Still, the question both in Australia and the U.S. is whether the rising cost of insurance and growing band with uninsured or uninsurable homes will shift value judgements. After all, losing your home to rebuild again is a vastly different proposition to losing everything period. “The events of California will definitely ripple across the insurance industry around the world,” says Slijepcevic. “The cost of insurance will go up here and then potentially the actions that people undertake [in the event of a fire].”
Tacon, for one, has already seen her insurance premium jump by around $600 last year to almost $2,000 annually. Still, she is under no illusions about the correct course of action should the worst occur.
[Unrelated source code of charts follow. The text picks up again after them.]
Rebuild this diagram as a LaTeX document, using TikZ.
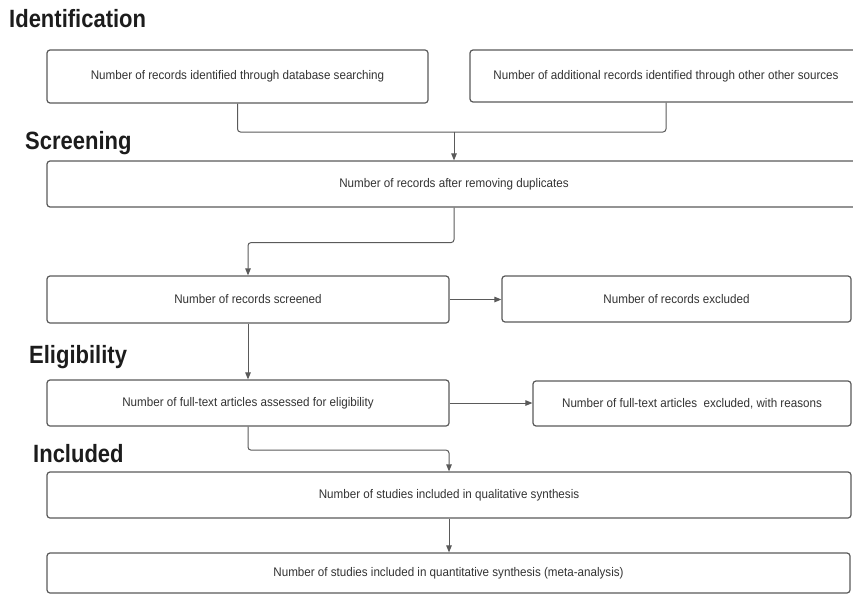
\documentclass[tikz,border=0pt]{standalone}
\usepackage{fontspec}
\setmainfont{Liberation Sans}
\newfontfamily\boxfont[FakeStretch=0.93]{Liberation Sans}
\newfontfamily\headfont[FakeStretch=0.88]{Liberation Sans}
\usetikzlibrary{arrows.meta}
\definecolor{edgegrey}{HTML}{5A5A5A}
\definecolor{txtgrey}{HTML}{333333}
\definecolor{headblack}{HTML}{1C1C1C}
\tikzset{
  flowbox/.style={draw=edgegrey, line width=1.2pt, rounded corners=3pt, fill=white,
    inner sep=0pt, font=\boxfont\fontsize{12.5}{14}\selectfont, text=txtgrey},
  heading/.style={anchor=base west, inner sep=0pt, font=\headfont\bfseries\fontsize{25}{28}\selectfont, text=headblack},
  conn/.style={draw=edgegrey, line width=1pt, rounded corners=3pt},
  arr/.style={conn, -{Triangle[length=7pt,width=5.5pt]}}
}
\begin{document}
\begin{tikzpicture}[x=1pt,y=-1pt]
\useasboundingbox (0,0) rectangle (853,594);
\clip (0,0) rectangle (853,594);
% headings
\node[heading] (hid) at (9,27.5) {Identification};
\node[heading] (hsc) at (25,149.5) {Screening};
\node[heading] (hel) at (29,363) {Eligibility};
\node[heading] (hin) at (33,462) {Included};
% boxes
\node[flowbox, minimum width=381pt, minimum height=53pt] (b1) at (237.5,76.5) {Number of records identified through database searching};
\node[flowbox, minimum width=392pt, minimum height=52pt] (b2) at (666,76) {Number of additional records identified through other other sources};
\node[flowbox, minimum width=814pt, minimum height=46pt] (b3) at (454,184) {Number of records after removing duplicates};
\node[flowbox, minimum width=402pt, minimum height=47pt] (b4) at (248,299.5) {Number of records screened};
\node[flowbox, minimum width=349pt, minimum height=46pt] (b5) at (676.5,299) {Number of records excluded};
\node[flowbox, minimum width=402pt, minimum height=46pt] (b6) at (248,403) {Number of full-text articles assessed for eligibility};
\node[flowbox, minimum width=318pt, minimum height=45pt] (b7) at (692,403.5) {Number of full-text articles\ \ excluded, with reasons};
\node[flowbox, minimum width=804pt, minimum height=46pt] (b8) at (449,495) {Number of studies included in qualitative synthesis};
\node[flowbox, minimum width=803pt, minimum height=40pt] (b9) at (448.5,573) {Number of studies included in quantitative synthesis (meta-analysis)};
% connectors
\coordinate (m1) at (454,132);
\draw[conn] (b1.south) |- (m1);
\draw[conn] (b2.south) |- (m1);
\draw[arr] (m1) -- (b3.north);
\draw[arr] (b3.south) -- ++(0,35) -| (b4.north);
\draw[arr] (b4.east) -- (b4.east -| b5.west);
\draw[arr] (b4.south) -- (b6.north);
\draw[arr] (b6.east) -- (b6.east -| b7.west);
\draw[arr] (b6.south) -- ++(0,23.5) -| (b8.north);
\draw[arr] (b8.south) -- (b8.south |- b9.north);
\end{tikzpicture}
\end{document}
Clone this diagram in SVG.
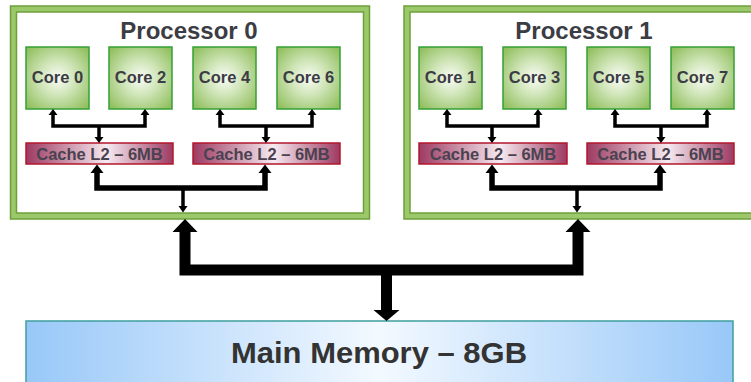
<svg xmlns="http://www.w3.org/2000/svg" width="751" height="382" viewBox="0 0 751 382">
<defs>
<radialGradient id="gCore" cx="50%" cy="50%" r="65%">
<stop offset="0" stop-color="#fafcf6"/>
<stop offset="0.4" stop-color="#d3e7bd"/>
<stop offset="1" stop-color="#92c060"/>
</radialGradient>
<linearGradient id="gCache" x1="0" y1="0" x2="1" y2="0">
<stop offset="0" stop-color="#9e3a62"/>
<stop offset="0.55" stop-color="#f6eaf0"/>
<stop offset="1" stop-color="#9e3a62"/>
</linearGradient>
<linearGradient id="gMem" x1="0" y1="0" x2="1" y2="0">
<stop offset="0" stop-color="#98c8f8"/>
<stop offset="0.5" stop-color="#f3f9ff"/>
<stop offset="1" stop-color="#98c8f8"/>
</linearGradient>
<style>
.procO{fill:#fff;stroke:#6f9f3c;stroke-width:7.5}
.procI{fill:none;stroke:#9bc868;stroke-width:4.5}
.core{fill:url(#gCore);stroke:#34a034;stroke-width:1.5}
.cache{fill:url(#gCache);stroke:#b3172b;stroke-width:1.5}
.mem{fill:url(#gMem);stroke:#3e9f9f;stroke-width:1.5}
text{font-family:"Liberation Sans",Arial,sans-serif;font-weight:bold;text-anchor:middle;fill:#3c3c44}
.title{font-size:24px}
.ct{font-size:16.5px}
.cat{font-size:16.5px;fill:#4a4250}
.mt{font-size:30px;fill:#333}
.w3{fill:none;stroke:#000;stroke-width:3.5}
.w5{fill:none;stroke:#000;stroke-width:5.5}
.w11{fill:none;stroke:#000;stroke-width:11}
.h{fill:#000}
</style>
</defs>

<g id="processor0">
<rect class="procO" x="13.5" y="9" width="353" height="207"/>
<rect class="procI" x="13.5" y="9" width="353" height="207"/>
<text class="title" x="189" y="39">Processor 0</text>
</g>
<g id="processor1">
<rect class="procO" x="407" y="9" width="400" height="207"/>
<rect class="procI" x="407" y="9" width="400" height="207"/>
<text class="title" x="584" y="39">Processor 1</text>
</g>

<g id="core0"><rect class="core" x="26" y="47" width="63" height="62"/><text class="ct" x="57.5" y="83">Core 0</text></g>
<g id="core2"><rect class="core" x="109" y="47" width="63" height="62"/><text class="ct" x="140.5" y="83">Core 2</text></g>
<g id="core4"><rect class="core" x="193" y="47" width="63" height="62"/><text class="ct" x="224.5" y="83">Core 4</text></g>
<g id="core6"><rect class="core" x="277" y="47" width="63" height="62"/><text class="ct" x="308.5" y="83">Core 6</text></g>
<g id="core1"><rect class="core" x="419" y="47" width="63" height="62"/><text class="ct" x="450.5" y="83">Core 1</text></g>
<g id="core3"><rect class="core" x="503" y="47" width="63" height="62"/><text class="ct" x="534.5" y="83">Core 3</text></g>
<g id="core5"><rect class="core" x="587" y="47" width="63" height="62"/><text class="ct" x="618.5" y="83">Core 5</text></g>
<g id="core7"><rect class="core" x="671" y="47" width="63" height="62"/><text class="ct" x="702.5" y="83">Core 7</text></g>

<g id="cache0a"><rect class="cache" x="26" y="143" width="147" height="21"/><text class="cat" x="99.5" y="159.5">Cache L2 – 6MB</text></g>
<g id="cache0b"><rect class="cache" x="193" y="143" width="147" height="21"/><text class="cat" x="266.5" y="159.5">Cache L2 – 6MB</text></g>
<g id="cache1a"><rect class="cache" x="419" y="143" width="148" height="21"/><text class="cat" x="493" y="159.5">Cache L2 – 6MB</text></g>
<g id="cache1b"><rect class="cache" x="587" y="143" width="147" height="21"/><text class="cat" x="660.5" y="159.5">Cache L2 – 6MB</text></g>

<g id="memory"><rect class="mem" x="26" y="321" width="707" height="70"/><text class="mt" x="379" y="363" textLength="296" lengthAdjust="spacingAndGlyphs">Main Memory – 8GB</text></g>

<g id="connectors">
<path class="w3" d="M53,114 V126 H145 V114 M99,126 V138"/>
<path class="h" d="M48.5,115 H57.5 L53,109 Z M140.5,115 H149.5 L145,109 Z M94.5,137 H103.5 L99,143 Z"/>
<path class="w3" d="M220,114 V126 H312 V114 M266,126 V138"/>
<path class="h" d="M215.5,115 H224.5 L220,109 Z M307.5,115 H316.5 L312,109 Z M261.5,137 H270.5 L266,143 Z"/>
<path class="w3" d="M447,114 V126 H538 V114 M492,126 V138"/>
<path class="h" d="M442.5,115 H451.5 L447,109 Z M533.5,115 H542.5 L538,109 Z M487.5,137 H496.5 L492,143 Z"/>
<path class="w3" d="M615,114 V126 H707 V114 M661,126 V138"/>
<path class="h" d="M610.5,115 H619.5 L615,109 Z M702.5,115 H711.5 L707,109 Z M656.5,137 H665.5 L661,143 Z"/>

<path class="w5" d="M97,172 V188 H265 V172"/>
<path class="w3" d="M183,188 V207"/>
<path class="h" d="M90.5,173 H103.5 L97,164.5 Z M258.5,173 H271.5 L265,164.5 Z M178.5,206 H187.5 L183,212.5 Z"/>
<path class="w5" d="M492,172 V188 H660 V172"/>
<path class="w3" d="M577,188 V207"/>
<path class="h" d="M485.5,173 H498.5 L492,164.5 Z M653.5,173 H666.5 L660,164.5 Z M572.5,206 H581.5 L577,212.5 Z"/>

<path class="w11" d="M185,231 V270 H578 V231" stroke-linejoin="miter"/>
<path class="w11" d="M386.5,270 V311"/>
<path class="h" d="M172.5,232 H197.5 L185,219 Z M565.5,232 H590.5 L578,219 Z M373.5,310 H399.5 L386.5,321 Z"/>
</g>
</svg>
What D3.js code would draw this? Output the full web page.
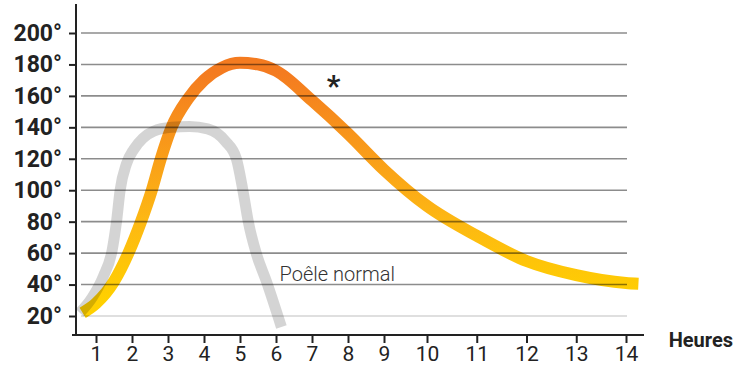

Whereas before 2009 she and her husband would fill buckets and bathtubs with water upon reports of a nearby bushfire, today they have a box packed ready with all important family papers and a few mementos. She regularly checks the state emergency app for any fires within a 25 km (15 mi) radius and has mapped out the best route to a designated safe assembly ground at a nearby football field.
Of course, L.A. has advised residents to pack “go bags” and make escape plans in the event of fires for many years. Climate change means that Californians may have to follow Australia’s lead and take such steps much more seriously.
“You just accept that if a fire comes through that you’re going to lose a lot of memories,” Tacon says. “But you don’t want to lose your life.”